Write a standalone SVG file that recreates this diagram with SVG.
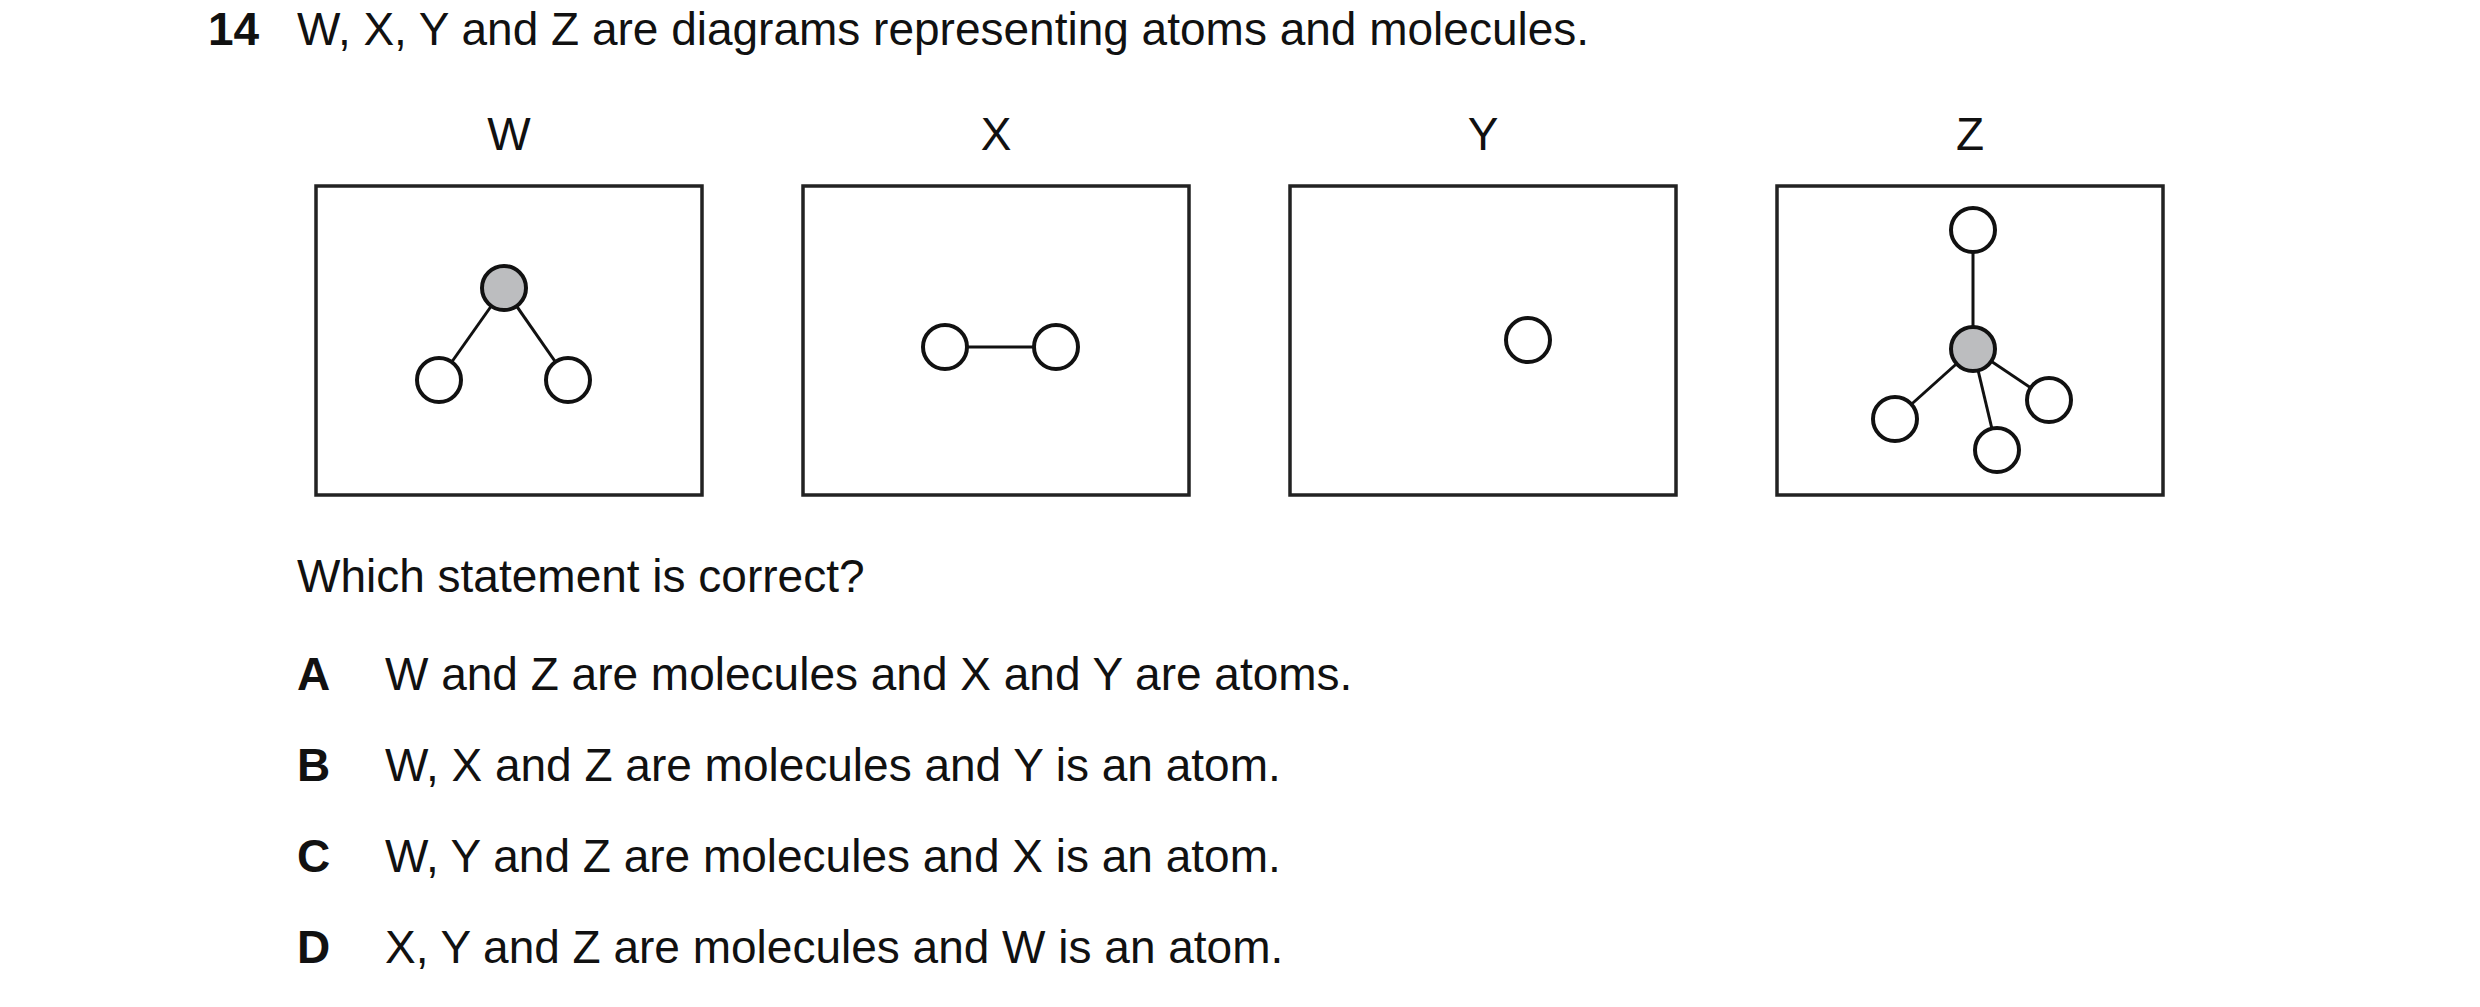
<svg xmlns="http://www.w3.org/2000/svg" width="2480" height="1007" viewBox="0 0 2480 1007">
<style>
text{font-family:"Liberation Sans",Arial,sans-serif;font-size:46px;fill:#111}
.b{font-weight:bold}
.box{fill:none;stroke:#222;stroke-width:3.5}
.a{fill:#fff;stroke:#111;stroke-width:4}
.g{fill:#bcbdbf;stroke:#111;stroke-width:4}
.bond{stroke:#111;stroke-width:3}
</style>
<rect width="2480" height="1007" fill="#fff"/>
<text class="b" x="208" y="45">14</text>
<text x="297" y="45">W, X, Y and Z are diagrams representing atoms and molecules.</text>
<g id="W">
<text x="509" y="150" text-anchor="middle">W</text>
<rect class="box" x="316" y="186" width="386" height="309"/>
<g class="bond"><line x1="504" y1="288" x2="439" y2="380"/><line x1="504" y1="288" x2="568" y2="380"/></g>
<circle class="g" cx="504" cy="288" r="22"/>
<circle class="a" cx="439" cy="380" r="22"/>
<circle class="a" cx="568" cy="380" r="22"/>
</g>
<g id="X">
<text x="996" y="150" text-anchor="middle">X</text>
<rect class="box" x="803" y="186" width="386" height="309"/>
<line class="bond" x1="945" y1="347" x2="1056" y2="347" stroke-width="4"/>
<circle class="a" cx="945" cy="347" r="22"/>
<circle class="a" cx="1056" cy="347" r="22"/>
</g>
<g id="Y">
<text x="1483" y="150" text-anchor="middle">Y</text>
<rect class="box" x="1290" y="186" width="386" height="309"/>
<circle class="a" cx="1528" cy="340" r="22"/>
</g>
<g id="Z">
<text x="1970" y="150" text-anchor="middle">Z</text>
<rect class="box" x="1777" y="186" width="386" height="309"/>
<g class="bond"><line x1="1973" y1="230" x2="1973" y2="349"/><line x1="1973" y1="349" x2="1895" y2="419"/><line x1="1973" y1="349" x2="1997" y2="450"/><line x1="1973" y1="349" x2="2049" y2="400"/></g>
<circle class="a" cx="1973" cy="230" r="22"/>
<circle class="g" cx="1973" cy="349" r="22"/>
<circle class="a" cx="1895" cy="419" r="22"/>
<circle class="a" cx="1997" cy="450" r="22"/>
<circle class="a" cx="2049" cy="400" r="22"/>
</g>
<text x="297" y="592">Which statement is correct?</text>
<text class="b" x="297" y="690">A</text><text x="385" y="690">W and Z are molecules and X and Y are atoms.</text>
<text class="b" x="297" y="781">B</text><text x="385" y="781">W, X and Z are molecules and Y is an atom.</text>
<text class="b" x="297" y="872">C</text><text x="385" y="872">W, Y and Z are molecules and X is an atom.</text>
<text class="b" x="297" y="963">D</text><text x="385" y="963">X, Y and Z are molecules and W is an atom.</text>
</svg>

● **TASK INSTRUCTIONS**:
Output all of the data exactly as it stands, minus any images.

● **WRITTEN SOLUTION**:
Write a standalone SVG file that recreates this diagram with SVG.
<svg xmlns="http://www.w3.org/2000/svg" width="2480" height="1007" viewBox="0 0 2480 1007">
<style>
text{font-family:"Liberation Sans",Arial,sans-serif;font-size:46px;fill:#111}
.b{font-weight:bold}
.box{fill:none;stroke:#222;stroke-width:3.5}
.a{fill:#fff;stroke:#111;stroke-width:4}
.g{fill:#bcbdbf;stroke:#111;stroke-width:4}
.bond{stroke:#111;stroke-width:3}
</style>
<rect width="2480" height="1007" fill="#fff"/>
<text class="b" x="208" y="45">14</text>
<text x="297" y="45">W, X, Y and Z are diagrams representing atoms and molecules.</text>
<g id="W">
<text x="509" y="150" text-anchor="middle">W</text>
<rect class="box" x="316" y="186" width="386" height="309"/>
<g class="bond"><line x1="504" y1="288" x2="439" y2="380"/><line x1="504" y1="288" x2="568" y2="380"/></g>
<circle class="g" cx="504" cy="288" r="22"/>
<circle class="a" cx="439" cy="380" r="22"/>
<circle class="a" cx="568" cy="380" r="22"/>
</g>
<g id="X">
<text x="996" y="150" text-anchor="middle">X</text>
<rect class="box" x="803" y="186" width="386" height="309"/>
<line class="bond" x1="945" y1="347" x2="1056" y2="347" stroke-width="4"/>
<circle class="a" cx="945" cy="347" r="22"/>
<circle class="a" cx="1056" cy="347" r="22"/>
</g>
<g id="Y">
<text x="1483" y="150" text-anchor="middle">Y</text>
<rect class="box" x="1290" y="186" width="386" height="309"/>
<circle class="a" cx="1528" cy="340" r="22"/>
</g>
<g id="Z">
<text x="1970" y="150" text-anchor="middle">Z</text>
<rect class="box" x="1777" y="186" width="386" height="309"/>
<g class="bond"><line x1="1973" y1="230" x2="1973" y2="349"/><line x1="1973" y1="349" x2="1895" y2="419"/><line x1="1973" y1="349" x2="1997" y2="450"/><line x1="1973" y1="349" x2="2049" y2="400"/></g>
<circle class="a" cx="1973" cy="230" r="22"/>
<circle class="g" cx="1973" cy="349" r="22"/>
<circle class="a" cx="1895" cy="419" r="22"/>
<circle class="a" cx="1997" cy="450" r="22"/>
<circle class="a" cx="2049" cy="400" r="22"/>
</g>
<text x="297" y="592">Which statement is correct?</text>
<text class="b" x="297" y="690">A</text><text x="385" y="690">W and Z are molecules and X and Y are atoms.</text>
<text class="b" x="297" y="781">B</text><text x="385" y="781">W, X and Z are molecules and Y is an atom.</text>
<text class="b" x="297" y="872">C</text><text x="385" y="872">W, Y and Z are molecules and X is an atom.</text>
<text class="b" x="297" y="963">D</text><text x="385" y="963">X, Y and Z are molecules and W is an atom.</text>
</svg>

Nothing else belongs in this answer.